Similarly for content, part of the measurement of its success is the thoughts, feelings and emotions it brings on. Although not the easiest of metrics to measure, it generally falls into the realm of brand strengthening. But down the line it can also be a springboard to further action, for example completing a call-to-action.

Digestible

So it tastes good. But how well is it going down? Have you been able to break it down into small, manageable chunks or maybe it’s a bit too tough, or a bit too sloppy.

And hopefully your stomach will be singing ‘more, more!’ like your taste buds. Not sitting too heavy, not nauseatingly rich. Just right.

And good content also needs to go down well. With long-form content it’s important to give yourself a fighting chance that people will read it. Make it digestible. Consider breaking it up with, for example:

  • A teaser summary at the top
  • Subheadings
  • A mixture of medium, short and one-line paragraphs
  • Readable copy which avoids clunky phrases and too much jargon (see Hemingway App for tips on this)
  • Relevant quotes, images and videos
  • Bullet point lists…

Nourishing

The food was delicious, and it’s gone down well. You’ve had a lovely time with great companions. You’re feeling good.

But let’s look long-term for a second. Let’s take a more sober approach. If you had this meal every day, would it be good for you? Does it contain a few too many calories, a bit too much fat, or a higher than healthy salt content. Hopefully not, but chances are it may do.
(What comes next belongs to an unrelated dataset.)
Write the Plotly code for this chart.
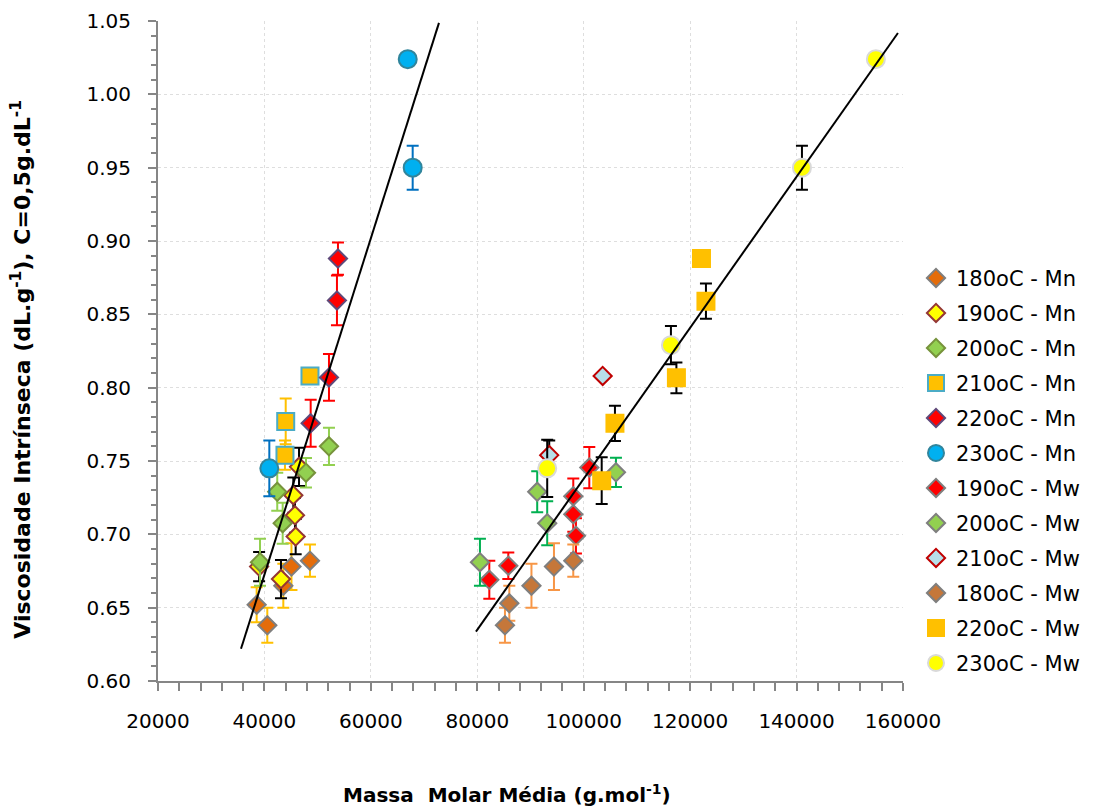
import plotly.graph_objects as go

# ---------------- data ----------------
names = ["180oC - Mn", "190oC - Mn", "200oC - Mn", "210oC - Mn", "220oC - Mn", "230oC - Mn",
         "190oC - Mw", "200oC - Mw", "210oC - Mw", "180oC - Mw", "220oC - Mw", "230oC - Mw"]

x_180_mn = [38540, 40540, 43550, 45080, 48560]
y_180_mn = [0.652, 0.638, 0.665, 0.678, 0.682]
e_180_mn = [0.012, 0.012, 0.015, 0.016, 0.011]

x_190_mn = [39000, 43110, 45870, 45740, 45430, 46500]
y_190_mn = [0.678, 0.6695, 0.6985, 0.713, 0.7267, 0.746]
e_190_mn = [0.010, 0.013, 0.012, 0.012, 0.012, 0.013]

x_200_mn = [39170, 42410, 43430, 47810, 52130]
y_200_mn = [0.681, 0.729, 0.7076, 0.742, 0.760]
e_200_mn = [0.016, 0.013, 0.014, 0.010, 0.0127]

x_210_mn = [43860, 44000, 48560]
y_210_mn = [0.754, 0.777, 0.808]
e_210_mn = [0.010, 0.0156, 0.0]

x_220_mn = [48690, 52130, 53630, 53820]
y_220_mn = [0.7757, 0.807, 0.8595, 0.888]
e_220_mn = [0.016, 0.016, 0.017, 0.011]

x_230_mn = [40920, 66930, 67860]
y_230_mn = [0.745, 1.024, 0.950]
e_230_mn = [0.019, 0.0, 0.015]

x_190_mw = [82260, 85830, 98540, 98040, 98040, 101050]
y_190_mw = [0.669, 0.6786, 0.699, 0.7137, 0.726, 0.7455]
e_190_mw = [0.013, 0.009, 0.012, 0.012, 0.012, 0.014]

x_200_mw = [80500, 91260, 93140, 106060]
y_200_mw = [0.681, 0.729, 0.7076, 0.7423]
e_200_mw = [0.016, 0.014, 0.015, 0.010]

x_210_mw = [93520, 103560]
y_210_mw = [0.754, 0.808]
e_210_mw = [0.010, 0.0]

x_180_mw = [85200, 86020, 90180, 94410, 98040]
y_180_mw = [0.638, 0.653, 0.665, 0.678, 0.682]
e_180_mw = [0.012, 0.012, 0.015, 0.016, 0.011]

x_220_mw = [103380, 105870, 117420, 122970, 122130]
y_220_mw = [0.7366, 0.7757, 0.8067, 0.859, 0.888]
e_220_mw = [0.016, 0.012, 0.0105, 0.012, 0.003]

x_230_mw = [93140, 116390, 141010, 154900]
y_230_mw = [0.745, 0.829, 0.950, 1.024]
e_230_mw = [0.0195, 0.013, 0.015, 0.0]

# linear trend lines: end points
trend_mn_x = [35600, 72800]
trend_mn_y = [0.622, 1.0487]
trend_mw_x = [79750, 159050]
trend_mw_y = [0.6337, 1.0418]

x_ticks = [20000, 40000, 60000, 80000, 100000, 120000, 140000, 160000]
y_ticks = [0.60, 0.65, 0.70, 0.75, 0.80, 0.85, 0.90, 0.95, 1.00, 1.05]

# ---------------- styles ----------------
series = [
    (x_180_mn, y_180_mn, e_180_mn, "diamond", 14, "#E46C0A", "#7F7F7F", "#FFC000"),
    (x_190_mn, y_190_mn, e_190_mn, "diamond", 14, "#FFFF00", "#953735", "#000000"),
    (x_200_mn, y_200_mn, e_200_mn, "diamond", 14, "#92D050", "#77933C", "#92D050"),
    (x_210_mn, y_210_mn, e_210_mn, "square", 17, "#FFC000", "#4BACC6", "#FFC000"),
    (x_220_mn, y_220_mn, e_220_mn, "diamond", 14, "#FF0000", "#5F497A", "#FF0000"),
    (x_230_mn, y_230_mn, e_230_mn, "circle", 18, "#00B0F0", "#31859C", "#0070C0"),
    (x_190_mw, y_190_mw, e_190_mw, "diamond", 14, "#FF0000", "#7F7F7F", "#FF0000"),
    (x_200_mw, y_200_mw, e_200_mw, "diamond", 14, "#92D050", "#7F7F7F", "#00B050"),
    (x_210_mw, y_210_mw, e_210_mw, "diamond", 14, "#B7DEE8", "#C00000", "#000000"),
    (x_180_mw, y_180_mw, e_180_mw, "diamond", 14, "#C5773A", "#7F7F7F", "#F79646"),
    (x_220_mw, y_220_mw, e_220_mw, "square", 17, "#FFC000", "#FFC000", "#000000"),
    (x_230_mw, y_230_mw, e_230_mw, "circle", 18, "#FFFF00", "#D9D9D9", "#000000"),
]

FONT = "DejaVu Sans"
fig = go.Figure()

for i, (name, (xs, ys, es, sym, size, fill, border, ecol)) in enumerate(zip(names, series)):
    fig.add_trace(go.Scatter(
        x=xs, y=ys, name=name, mode="markers", legendgroup=f"g{i}",
        marker=dict(symbol=sym, size=size, color=fill, line=dict(color=border, width=2)),
        error_y=dict(type="data", array=es, visible=True, color=ecol, thickness=2, width=6),
    ))

for tx, ty in [(trend_mn_x, trend_mn_y), (trend_mw_x, trend_mw_y)]:
    fig.add_trace(go.Scatter(x=tx, y=ty, mode="lines", showlegend=False,
                             line=dict(color="black", width=2), hoverinfo="skip"))

axis_common = dict(
    showline=True, linecolor="#868686", linewidth=2, mirror=False,
    ticks="outside", ticklen=8, tickwidth=2, tickcolor="#868686",
    showgrid=True, gridcolor="#DEDEDE", griddash="dot", gridwidth=1,
    zeroline=False, tickfont=dict(family=FONT, size=20, color="#000000"),
)

fig.update_xaxes(range=[20000, 160000], tickvals=x_ticks, ticktext=[str(v) for v in x_ticks],
                 ticklabelstandoff=13,
                 minor=dict(dtick=4000, tick0=20000, ticks="outside", ticklen=8,
                            tickwidth=2, tickcolor="#868686", showgrid=False),
                 **axis_common)
fig.update_yaxes(range=[0.60, 1.05], tickvals=y_ticks,
                 ticktext=[f"{v:.2f}" for v in y_ticks],
                 ticklabelstandoff=13,
                 minor=dict(dtick=0.01, tick0=0.60, ticks="outside", ticklen=5,
                            tickwidth=2, tickcolor="#868686", showgrid=False),
                 **axis_common)

fig.add_annotation(text="<b>Massa  Molar Média (g.mol<sup>-1</sup>)</b>", xref="paper", yref="paper",
                   x=(507 - 158) / 745, y=(681.5 - 795) / 660.5, showarrow=False,
                   xanchor="center", yanchor="middle", font=dict(family=FONT, size=20, color="black"))
fig.add_annotation(text="<b>Viscosidade Intrínseca (dL.g<sup>-1</sup>), C=0,5g.dL<sup>-1</sup></b>",
                   xref="paper", yref="paper", textangle=-90,
                   x=(21 - 158) / 745, y=(681.5 - 370) / 660.5, showarrow=False,
                   xanchor="center", yanchor="middle", font=dict(family=FONT, size=22, color="black"))

fig.update_layout(
    width=1094, height=808,
    margin=dict(l=158, r=191, t=21, b=126.5, autoexpand=False),
    paper_bgcolor="white", plot_bgcolor="white",
    font=dict(family=FONT, color="black"),
    showlegend=True,
    legend=dict(x=(916 - 158) / 745, xanchor="left", y=(681.5 - 258) / 660.5, yanchor="top",
                font=dict(family=FONT, size=21, color="black"), tracegroupgap=4.7,
                bgcolor="rgba(0,0,0,0)", borderwidth=0),
)

fig.write_html("out.html")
As someone who cares about good content, you’ll be wise to care about your content consumers. This content: is it accurate and true? Was it sourced and created with integrity? Does it strengthen your brand and lead to an ongoing positive experience for your users?

If you care about your users, it’s likely they’ll care about you. And if they care about you, they’ll care about your content.

Worth sharing

You’ve left the restaurant now. It’s the following day. It’s been such a good experience, as it has been before. You all feel compelled to not only tell your friends, but to write the restaurant a glowing review. In it you compliment the chef and his team, you praise the excellent waiting staff, and you comment favourably about the décor and ambiance. And yes, you’re happy to be named on the review.

I know. You can see where we’re going with this. It’s how great content spreads – it’s shared. And with it your brand is strengthened and onwards and upwards you go.

But don’t forget how we got to this point.

If your content wasn’t appetising to start with, it wouldn’t have been consumed, and those taste-buds wouldn’t be tingling. If it wasn’t digestible, it’s unlikely they were convinced to convert. And if it generally wasn’t a good experience for them, they’re unlikely to share it.

‘Context is god’

Gary Vaynerchuk says in his blog post Content is king, but context is god:

‘People forget that, now more than ever, great content is predicated on context.’

And this raises a further question, to supplement my analogy. What did you expect from the place you’ve eaten at? If you go to a Thai restaurant you expect Thai food, Thai décor, a Thai atmosphere really. If you go to a gourmet burger bar you expect…. umm, burger-related paraphernalia?

So the takeaway (sorry!) from this point is to make sure the content you create is the kind of thing your consumers expect from the platform they’re on.

Gary continues: ‘Respect the psychology of what people are doing when they’re on the platform. I know a forty-year-old woman is in a different mindset when she’s on Facebook than when she’s on Pinterest. And that is how I storytell to her. I know on Pinterest she has intent to shop and on Facebook she’s keeping up with her world. So I strategize around that: the psychology and the platform itself.’

It’s not (just) about you

And remember, you need to actually ask those guests you brought to the restaurant with you how their meals fared too. In fact, their assessments of their meals are even more important than yours.

Your content may be about you, but it’s not for you.